__Supplied records__
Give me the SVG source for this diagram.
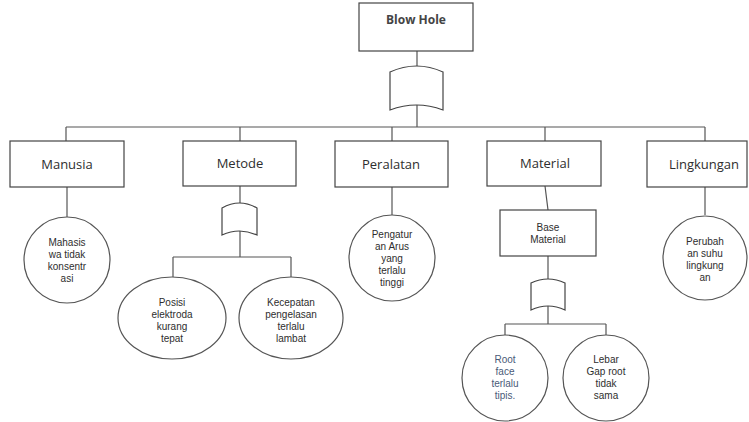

* * *

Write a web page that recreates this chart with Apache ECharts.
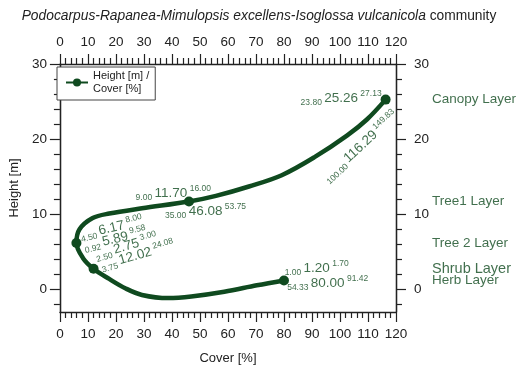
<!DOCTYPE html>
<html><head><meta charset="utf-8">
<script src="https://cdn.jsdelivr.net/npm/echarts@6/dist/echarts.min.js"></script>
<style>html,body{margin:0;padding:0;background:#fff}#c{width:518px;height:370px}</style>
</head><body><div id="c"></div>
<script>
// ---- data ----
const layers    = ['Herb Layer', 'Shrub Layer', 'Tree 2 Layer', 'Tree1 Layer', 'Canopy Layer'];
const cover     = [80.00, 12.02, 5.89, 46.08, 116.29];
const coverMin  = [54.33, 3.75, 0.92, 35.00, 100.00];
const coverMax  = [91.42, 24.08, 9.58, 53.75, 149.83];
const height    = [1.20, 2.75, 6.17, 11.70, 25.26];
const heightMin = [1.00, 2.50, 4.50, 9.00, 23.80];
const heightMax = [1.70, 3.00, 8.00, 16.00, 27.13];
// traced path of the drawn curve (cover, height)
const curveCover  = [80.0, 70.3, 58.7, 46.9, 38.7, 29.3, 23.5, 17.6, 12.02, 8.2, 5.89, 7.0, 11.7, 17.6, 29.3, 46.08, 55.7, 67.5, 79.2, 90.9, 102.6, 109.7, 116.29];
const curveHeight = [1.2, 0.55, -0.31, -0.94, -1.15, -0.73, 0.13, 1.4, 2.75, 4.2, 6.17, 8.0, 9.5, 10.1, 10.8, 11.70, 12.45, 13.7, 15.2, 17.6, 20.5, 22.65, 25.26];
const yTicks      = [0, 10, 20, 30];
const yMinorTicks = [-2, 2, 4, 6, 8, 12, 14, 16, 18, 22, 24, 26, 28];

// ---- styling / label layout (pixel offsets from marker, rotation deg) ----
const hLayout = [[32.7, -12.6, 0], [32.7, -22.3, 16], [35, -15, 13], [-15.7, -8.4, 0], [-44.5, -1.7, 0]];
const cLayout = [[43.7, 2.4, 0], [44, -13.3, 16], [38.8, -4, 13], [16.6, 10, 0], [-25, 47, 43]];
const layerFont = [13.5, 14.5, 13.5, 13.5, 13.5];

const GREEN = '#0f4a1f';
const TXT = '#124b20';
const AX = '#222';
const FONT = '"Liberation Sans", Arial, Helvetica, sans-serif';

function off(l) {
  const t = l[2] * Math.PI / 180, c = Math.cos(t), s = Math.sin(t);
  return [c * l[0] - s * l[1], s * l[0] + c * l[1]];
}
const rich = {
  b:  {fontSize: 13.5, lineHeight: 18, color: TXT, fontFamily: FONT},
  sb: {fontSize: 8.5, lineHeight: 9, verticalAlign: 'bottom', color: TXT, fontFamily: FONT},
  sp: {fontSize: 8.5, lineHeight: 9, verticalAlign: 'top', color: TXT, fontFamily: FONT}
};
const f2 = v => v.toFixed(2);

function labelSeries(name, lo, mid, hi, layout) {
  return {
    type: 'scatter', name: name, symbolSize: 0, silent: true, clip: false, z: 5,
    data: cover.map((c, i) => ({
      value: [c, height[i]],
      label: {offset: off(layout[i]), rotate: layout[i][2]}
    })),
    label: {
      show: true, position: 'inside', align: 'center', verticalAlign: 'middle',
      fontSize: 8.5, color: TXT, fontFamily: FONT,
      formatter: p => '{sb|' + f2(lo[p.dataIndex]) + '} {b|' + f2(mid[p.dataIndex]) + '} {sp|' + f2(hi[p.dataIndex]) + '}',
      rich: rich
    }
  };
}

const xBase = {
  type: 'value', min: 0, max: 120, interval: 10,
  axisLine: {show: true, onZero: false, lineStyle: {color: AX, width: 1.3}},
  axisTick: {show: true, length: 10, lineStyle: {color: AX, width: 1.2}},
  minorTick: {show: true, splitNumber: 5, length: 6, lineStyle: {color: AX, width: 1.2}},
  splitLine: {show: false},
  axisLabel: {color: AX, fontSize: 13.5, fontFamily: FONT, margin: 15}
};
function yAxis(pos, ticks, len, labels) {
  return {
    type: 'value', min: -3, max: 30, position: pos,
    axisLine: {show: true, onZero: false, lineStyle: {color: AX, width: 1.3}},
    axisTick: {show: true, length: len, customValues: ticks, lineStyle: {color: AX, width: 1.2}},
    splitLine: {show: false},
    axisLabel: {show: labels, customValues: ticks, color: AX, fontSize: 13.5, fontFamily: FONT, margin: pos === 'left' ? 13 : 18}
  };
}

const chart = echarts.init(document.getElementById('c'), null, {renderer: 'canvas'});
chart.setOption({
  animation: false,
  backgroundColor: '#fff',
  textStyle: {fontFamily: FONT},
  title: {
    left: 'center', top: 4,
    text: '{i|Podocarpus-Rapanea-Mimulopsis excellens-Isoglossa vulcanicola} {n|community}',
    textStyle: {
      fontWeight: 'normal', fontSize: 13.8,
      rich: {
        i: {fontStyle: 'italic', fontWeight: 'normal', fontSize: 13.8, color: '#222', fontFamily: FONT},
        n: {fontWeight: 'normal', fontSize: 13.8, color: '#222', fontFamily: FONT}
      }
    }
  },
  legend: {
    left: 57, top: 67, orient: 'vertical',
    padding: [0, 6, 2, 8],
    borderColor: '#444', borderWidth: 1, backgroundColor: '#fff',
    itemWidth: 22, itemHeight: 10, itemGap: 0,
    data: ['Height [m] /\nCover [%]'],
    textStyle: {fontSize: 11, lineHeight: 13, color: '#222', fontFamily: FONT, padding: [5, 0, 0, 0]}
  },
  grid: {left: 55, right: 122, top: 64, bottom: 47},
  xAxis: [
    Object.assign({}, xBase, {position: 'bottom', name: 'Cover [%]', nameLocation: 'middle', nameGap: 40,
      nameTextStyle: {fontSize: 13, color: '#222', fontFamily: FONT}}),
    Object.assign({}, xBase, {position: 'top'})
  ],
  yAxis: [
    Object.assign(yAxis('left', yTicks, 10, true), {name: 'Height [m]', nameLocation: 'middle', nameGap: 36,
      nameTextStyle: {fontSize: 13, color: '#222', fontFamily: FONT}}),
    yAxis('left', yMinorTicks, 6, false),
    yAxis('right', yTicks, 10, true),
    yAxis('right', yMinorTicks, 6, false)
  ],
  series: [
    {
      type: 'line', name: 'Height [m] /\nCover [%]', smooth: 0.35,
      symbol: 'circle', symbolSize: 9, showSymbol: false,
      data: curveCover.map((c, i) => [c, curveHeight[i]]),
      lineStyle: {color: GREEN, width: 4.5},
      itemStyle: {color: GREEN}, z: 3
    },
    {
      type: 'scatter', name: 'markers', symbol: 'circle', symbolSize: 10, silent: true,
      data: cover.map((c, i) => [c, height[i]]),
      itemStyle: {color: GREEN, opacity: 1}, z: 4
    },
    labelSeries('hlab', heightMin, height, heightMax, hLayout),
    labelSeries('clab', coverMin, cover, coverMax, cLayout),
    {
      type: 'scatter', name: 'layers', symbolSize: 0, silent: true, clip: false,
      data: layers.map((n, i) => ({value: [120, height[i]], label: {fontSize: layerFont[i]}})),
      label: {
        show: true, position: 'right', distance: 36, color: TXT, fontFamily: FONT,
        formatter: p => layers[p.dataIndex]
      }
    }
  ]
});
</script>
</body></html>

__What needs to be done__
Identify each line in the entries with the word "this" and copy it.

__Worked solution__
Give me the SVG source for this diagram.
Write a web page that recreates this chart with Apache ECharts.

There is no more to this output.